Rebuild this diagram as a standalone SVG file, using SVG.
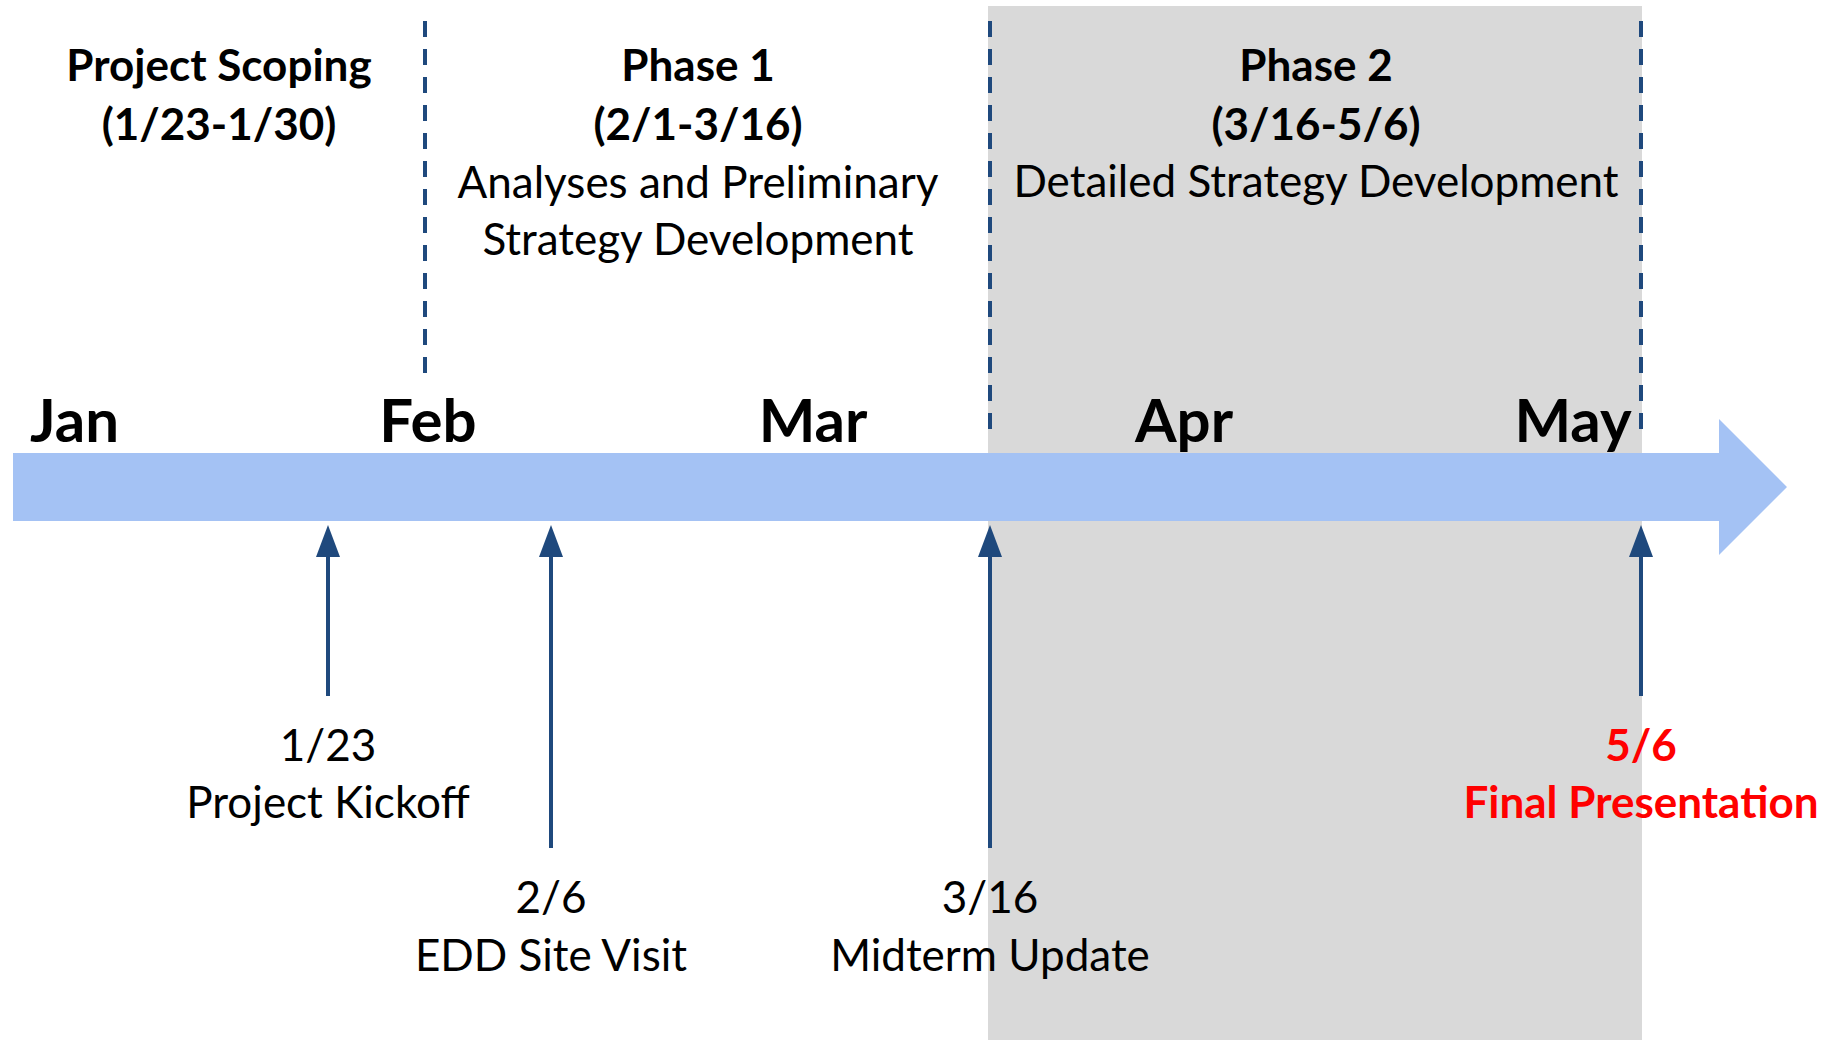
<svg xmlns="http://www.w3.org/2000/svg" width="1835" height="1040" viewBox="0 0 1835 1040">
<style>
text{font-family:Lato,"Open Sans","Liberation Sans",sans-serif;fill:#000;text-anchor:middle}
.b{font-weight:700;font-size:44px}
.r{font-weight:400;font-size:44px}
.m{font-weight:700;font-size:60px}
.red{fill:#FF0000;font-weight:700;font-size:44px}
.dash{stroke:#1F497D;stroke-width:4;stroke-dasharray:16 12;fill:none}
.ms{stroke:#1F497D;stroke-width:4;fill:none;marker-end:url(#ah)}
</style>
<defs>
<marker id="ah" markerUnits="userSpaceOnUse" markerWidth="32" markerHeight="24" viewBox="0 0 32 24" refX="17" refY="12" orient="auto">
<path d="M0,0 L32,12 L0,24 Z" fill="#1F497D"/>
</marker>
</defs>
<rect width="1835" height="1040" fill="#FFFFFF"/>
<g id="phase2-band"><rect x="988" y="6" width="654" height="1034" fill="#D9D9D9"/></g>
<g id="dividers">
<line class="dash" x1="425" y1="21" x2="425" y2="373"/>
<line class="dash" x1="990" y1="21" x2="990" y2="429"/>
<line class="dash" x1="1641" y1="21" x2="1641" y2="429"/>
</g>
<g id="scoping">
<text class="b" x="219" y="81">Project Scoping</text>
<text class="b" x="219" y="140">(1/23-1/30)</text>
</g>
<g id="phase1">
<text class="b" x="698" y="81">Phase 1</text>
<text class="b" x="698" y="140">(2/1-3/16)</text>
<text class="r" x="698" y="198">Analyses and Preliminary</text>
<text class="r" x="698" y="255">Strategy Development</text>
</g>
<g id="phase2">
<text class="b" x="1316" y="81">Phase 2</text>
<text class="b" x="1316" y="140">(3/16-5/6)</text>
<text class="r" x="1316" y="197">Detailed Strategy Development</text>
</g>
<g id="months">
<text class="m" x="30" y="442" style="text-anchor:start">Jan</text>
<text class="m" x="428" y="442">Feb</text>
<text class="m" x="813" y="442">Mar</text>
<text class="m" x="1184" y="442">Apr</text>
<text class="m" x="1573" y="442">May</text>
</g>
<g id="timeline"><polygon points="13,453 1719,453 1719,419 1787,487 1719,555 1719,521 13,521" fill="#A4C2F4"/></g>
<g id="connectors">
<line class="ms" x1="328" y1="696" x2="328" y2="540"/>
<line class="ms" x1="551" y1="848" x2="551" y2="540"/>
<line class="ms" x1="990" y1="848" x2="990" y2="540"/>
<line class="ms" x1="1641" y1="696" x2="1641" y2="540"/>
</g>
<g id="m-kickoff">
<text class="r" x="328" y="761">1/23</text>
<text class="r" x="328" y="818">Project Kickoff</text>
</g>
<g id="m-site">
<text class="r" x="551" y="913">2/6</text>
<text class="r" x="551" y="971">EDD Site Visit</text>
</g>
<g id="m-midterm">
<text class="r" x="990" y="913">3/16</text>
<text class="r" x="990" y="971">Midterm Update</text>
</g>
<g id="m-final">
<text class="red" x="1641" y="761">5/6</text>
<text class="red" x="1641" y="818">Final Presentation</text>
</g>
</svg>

**YOUR OBJECTIVE**
Reproduce every line above as written, skipping pictures.

**ANSWER TO THE EXERCISE**
Rebuild this diagram as a standalone SVG file, using SVG.
<svg xmlns="http://www.w3.org/2000/svg" width="1835" height="1040" viewBox="0 0 1835 1040">
<style>
text{font-family:Lato,"Open Sans","Liberation Sans",sans-serif;fill:#000;text-anchor:middle}
.b{font-weight:700;font-size:44px}
.r{font-weight:400;font-size:44px}
.m{font-weight:700;font-size:60px}
.red{fill:#FF0000;font-weight:700;font-size:44px}
.dash{stroke:#1F497D;stroke-width:4;stroke-dasharray:16 12;fill:none}
.ms{stroke:#1F497D;stroke-width:4;fill:none;marker-end:url(#ah)}
</style>
<defs>
<marker id="ah" markerUnits="userSpaceOnUse" markerWidth="32" markerHeight="24" viewBox="0 0 32 24" refX="17" refY="12" orient="auto">
<path d="M0,0 L32,12 L0,24 Z" fill="#1F497D"/>
</marker>
</defs>
<rect width="1835" height="1040" fill="#FFFFFF"/>
<g id="phase2-band"><rect x="988" y="6" width="654" height="1034" fill="#D9D9D9"/></g>
<g id="dividers">
<line class="dash" x1="425" y1="21" x2="425" y2="373"/>
<line class="dash" x1="990" y1="21" x2="990" y2="429"/>
<line class="dash" x1="1641" y1="21" x2="1641" y2="429"/>
</g>
<g id="scoping">
<text class="b" x="219" y="81">Project Scoping</text>
<text class="b" x="219" y="140">(1/23-1/30)</text>
</g>
<g id="phase1">
<text class="b" x="698" y="81">Phase 1</text>
<text class="b" x="698" y="140">(2/1-3/16)</text>
<text class="r" x="698" y="198">Analyses and Preliminary</text>
<text class="r" x="698" y="255">Strategy Development</text>
</g>
<g id="phase2">
<text class="b" x="1316" y="81">Phase 2</text>
<text class="b" x="1316" y="140">(3/16-5/6)</text>
<text class="r" x="1316" y="197">Detailed Strategy Development</text>
</g>
<g id="months">
<text class="m" x="30" y="442" style="text-anchor:start">Jan</text>
<text class="m" x="428" y="442">Feb</text>
<text class="m" x="813" y="442">Mar</text>
<text class="m" x="1184" y="442">Apr</text>
<text class="m" x="1573" y="442">May</text>
</g>
<g id="timeline"><polygon points="13,453 1719,453 1719,419 1787,487 1719,555 1719,521 13,521" fill="#A4C2F4"/></g>
<g id="connectors">
<line class="ms" x1="328" y1="696" x2="328" y2="540"/>
<line class="ms" x1="551" y1="848" x2="551" y2="540"/>
<line class="ms" x1="990" y1="848" x2="990" y2="540"/>
<line class="ms" x1="1641" y1="696" x2="1641" y2="540"/>
</g>
<g id="m-kickoff">
<text class="r" x="328" y="761">1/23</text>
<text class="r" x="328" y="818">Project Kickoff</text>
</g>
<g id="m-site">
<text class="r" x="551" y="913">2/6</text>
<text class="r" x="551" y="971">EDD Site Visit</text>
</g>
<g id="m-midterm">
<text class="r" x="990" y="913">3/16</text>
<text class="r" x="990" y="971">Midterm Update</text>
</g>
<g id="m-final">
<text class="red" x="1641" y="761">5/6</text>
<text class="red" x="1641" y="818">Final Presentation</text>
</g>
</svg>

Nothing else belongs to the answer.